Wednesday, June 22, 2011

A 21st Century Educator

This blog post is about a teacher named Starleigh Grass. She is a BC teacher. She is a "21st century" educator. Although she doesn't call herself this. And that's partly what I like about her.

There are quite a few educators out there right now calling themselves 21st century this or that. Practically every IT company has a 21st century education program. Most BC school boards are all about 21st century learning. And just about every Ministry of Education in Canada is gaga over 21st century everything. It's enough to make you wish the century would be over already.

Basically, if someone or something is calling themselves 21st century - watch out. It's more likely to be about self promotion than about innovation or creativity.

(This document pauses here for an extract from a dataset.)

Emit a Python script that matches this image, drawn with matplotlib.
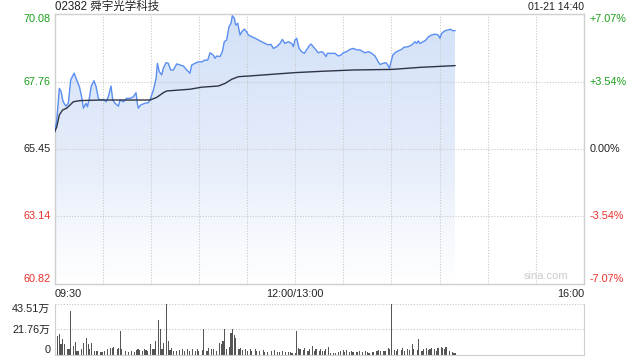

Starleigh Grass exemplifies a self-reflective professional. Starleigh is a teacher who likes "talking to teachers about teaching". She is a promoter of aboriginal curriculum and pedagogy - her area of specialty. She has a PLN. She writes five blogs (some for students, some for teachers). She cares deeply about her students. She reflects on her practice. She understands that relationships are core to teaching and learning. She is engaged in debates about the world and our future.

Her latest blog post is about a project she did with her students to mark the end of the year. They cut out leaves and wrote a message on them about what they took with them from the year - what they learned or how they grew, or just what had happened. They put the leaves up in the hallways of the school to share. It didn't require an iPad. Just plain old scissors and pencils.

She is my idea of a 21st century educator. Just one of thousands across this province.

Check out her blog for teachers at:


  1. I'm just afraid that 21st century whatever is just yet another example of brand-hype [like Year 2000] in which nefarious nonsense will slide in under cover of some jargon and currently fashionable fluff.

    The fact that it's such a nebulous term at the outset gets my radar up.

  2. Sounds good to me (as a trustee who is "all about 21st century learning"). And many other teachers ARE embracing iPads as creative and effective education tools, too, which is also great. But either way what's wrong with the 21st Century? Aren't we living in it?